Playing with light, dark and book design
Shadow by Suzy Lee (823 L5148S PIC BK) is so much fun. As with her previous book Wave (823 L5248W PIC BK) it’s a tribute to the power of play and imagination.
A little girl is exploring a clutter filled attic where objects (ladder, bike, vacuum, broom, tools, boxes, shoes, etc.) cast shadows that each in turn transform into shadow creatures.
But first let me tell you about the book’s layout. Start by turning the book on its side to turn the pages up. This allows the author/illustrator to use the spine-page break to delineate between the attic and the shadow worlds. (Makes you wonder how this would look on an e-reader, doesn’t it?) This delineation is crucial for the narrative to work, especially since the book is wordless.
Now back to our story.
Little Girl has just pulled the string to turn on the light. Click! She starts walking as if along a tightrope (the spine break). She bends down and makes a shadow puppet with her hands, of a bird. The bird becomes haloed in yellow as do the broom (now a tall exotic looking flower). The bird flies up (or down depending on which world we focus on) and we notice the wheels of the bicycle have turned into a full moon and a crescent moon, haloed in yellow.
All the objects proceed to turn into creatures that take on a life of their own. An old work boot with a flapping sole becomes the head of an evil wolf that sees the bird and chases it into the attic world. Little Girl is frightened and dives down (or up) into the shadow world to escape the wolf. The next spread is best image, I think. In the shadow world, all the characters and Little Girl morph into a single dragon image. I must admit when I saw it the first time, upside down, I didn’t see the dragon. It was just a black blob. But when you turn the book around, the fire-breathing dragon is most apparent. Brilliant! I love it when I get caught out, missing something but then getting a fabulous surprise.

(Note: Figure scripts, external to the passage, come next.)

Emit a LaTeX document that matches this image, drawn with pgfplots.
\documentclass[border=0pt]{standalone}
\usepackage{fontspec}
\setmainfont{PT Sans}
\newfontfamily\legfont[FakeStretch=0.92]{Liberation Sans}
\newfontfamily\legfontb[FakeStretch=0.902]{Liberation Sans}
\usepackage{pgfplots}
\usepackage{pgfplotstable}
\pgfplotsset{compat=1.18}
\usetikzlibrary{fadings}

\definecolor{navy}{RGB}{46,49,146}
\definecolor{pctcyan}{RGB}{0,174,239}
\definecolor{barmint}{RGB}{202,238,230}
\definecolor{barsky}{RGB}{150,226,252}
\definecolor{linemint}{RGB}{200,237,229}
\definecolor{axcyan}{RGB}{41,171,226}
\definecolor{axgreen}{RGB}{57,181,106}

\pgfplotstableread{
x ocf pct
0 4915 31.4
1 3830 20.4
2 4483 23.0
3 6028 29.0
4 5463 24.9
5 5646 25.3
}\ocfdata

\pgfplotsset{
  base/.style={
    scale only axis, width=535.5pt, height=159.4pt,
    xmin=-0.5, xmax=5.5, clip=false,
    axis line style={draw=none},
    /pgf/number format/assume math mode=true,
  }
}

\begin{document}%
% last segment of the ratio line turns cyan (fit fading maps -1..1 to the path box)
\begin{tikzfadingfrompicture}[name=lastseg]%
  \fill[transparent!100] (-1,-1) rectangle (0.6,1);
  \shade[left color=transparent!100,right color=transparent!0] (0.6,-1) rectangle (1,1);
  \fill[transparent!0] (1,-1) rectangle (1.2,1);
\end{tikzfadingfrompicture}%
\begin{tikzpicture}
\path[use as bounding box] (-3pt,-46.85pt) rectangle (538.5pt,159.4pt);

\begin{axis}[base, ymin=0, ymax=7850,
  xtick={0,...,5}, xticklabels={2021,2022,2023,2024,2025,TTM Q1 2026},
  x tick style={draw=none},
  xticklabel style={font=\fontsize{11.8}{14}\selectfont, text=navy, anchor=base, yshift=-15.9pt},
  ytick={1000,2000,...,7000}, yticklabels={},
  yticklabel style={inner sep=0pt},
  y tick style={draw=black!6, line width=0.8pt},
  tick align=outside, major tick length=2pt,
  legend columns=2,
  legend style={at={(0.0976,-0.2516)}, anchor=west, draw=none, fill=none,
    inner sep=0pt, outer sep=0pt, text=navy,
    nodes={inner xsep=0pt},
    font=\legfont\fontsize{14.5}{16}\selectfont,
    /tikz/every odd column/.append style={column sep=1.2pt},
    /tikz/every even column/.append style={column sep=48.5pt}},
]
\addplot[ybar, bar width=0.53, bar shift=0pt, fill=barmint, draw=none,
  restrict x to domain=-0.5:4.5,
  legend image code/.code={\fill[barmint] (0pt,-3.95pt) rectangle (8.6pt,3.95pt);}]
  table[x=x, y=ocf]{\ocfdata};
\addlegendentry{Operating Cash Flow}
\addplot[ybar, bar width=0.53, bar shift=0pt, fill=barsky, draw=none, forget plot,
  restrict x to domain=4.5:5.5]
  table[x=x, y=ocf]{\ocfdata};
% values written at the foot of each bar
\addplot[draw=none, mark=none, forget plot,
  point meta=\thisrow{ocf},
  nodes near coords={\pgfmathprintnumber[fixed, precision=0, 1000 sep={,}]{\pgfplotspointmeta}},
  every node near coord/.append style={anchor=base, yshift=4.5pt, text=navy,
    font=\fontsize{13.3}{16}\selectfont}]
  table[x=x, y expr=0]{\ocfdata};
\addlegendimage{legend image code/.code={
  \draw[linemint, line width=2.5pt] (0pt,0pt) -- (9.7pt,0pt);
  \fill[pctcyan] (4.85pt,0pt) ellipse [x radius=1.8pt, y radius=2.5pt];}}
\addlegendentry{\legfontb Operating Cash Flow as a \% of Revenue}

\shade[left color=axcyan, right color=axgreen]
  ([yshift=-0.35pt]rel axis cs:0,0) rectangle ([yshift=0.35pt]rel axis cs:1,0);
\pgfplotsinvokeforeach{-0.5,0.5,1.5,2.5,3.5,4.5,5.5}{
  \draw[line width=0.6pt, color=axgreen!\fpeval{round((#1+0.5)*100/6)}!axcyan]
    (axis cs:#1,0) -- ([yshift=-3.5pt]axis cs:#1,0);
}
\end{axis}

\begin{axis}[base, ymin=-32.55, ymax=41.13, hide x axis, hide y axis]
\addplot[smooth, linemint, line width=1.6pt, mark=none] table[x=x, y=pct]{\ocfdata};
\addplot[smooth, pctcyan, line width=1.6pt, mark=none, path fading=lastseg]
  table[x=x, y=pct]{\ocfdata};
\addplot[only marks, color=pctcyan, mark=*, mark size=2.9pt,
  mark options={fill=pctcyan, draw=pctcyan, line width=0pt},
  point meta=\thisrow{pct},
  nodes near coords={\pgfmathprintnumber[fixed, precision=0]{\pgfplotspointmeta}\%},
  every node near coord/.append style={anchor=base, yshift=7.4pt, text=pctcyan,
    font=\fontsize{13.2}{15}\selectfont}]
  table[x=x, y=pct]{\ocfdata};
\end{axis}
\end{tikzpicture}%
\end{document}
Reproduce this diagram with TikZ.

The story continues until someone from the kitchen yells that dinner is ready and click! the lights go out. But that doesn’t mean the action stops.
The more I play with this book (turn it over and over) the more I like. I just flipped to the back cover and saw the dragon image in the book now drawn to show how each shadow character is placed within the larger dragon shadow.
This book requires more than one viewing to take it all in.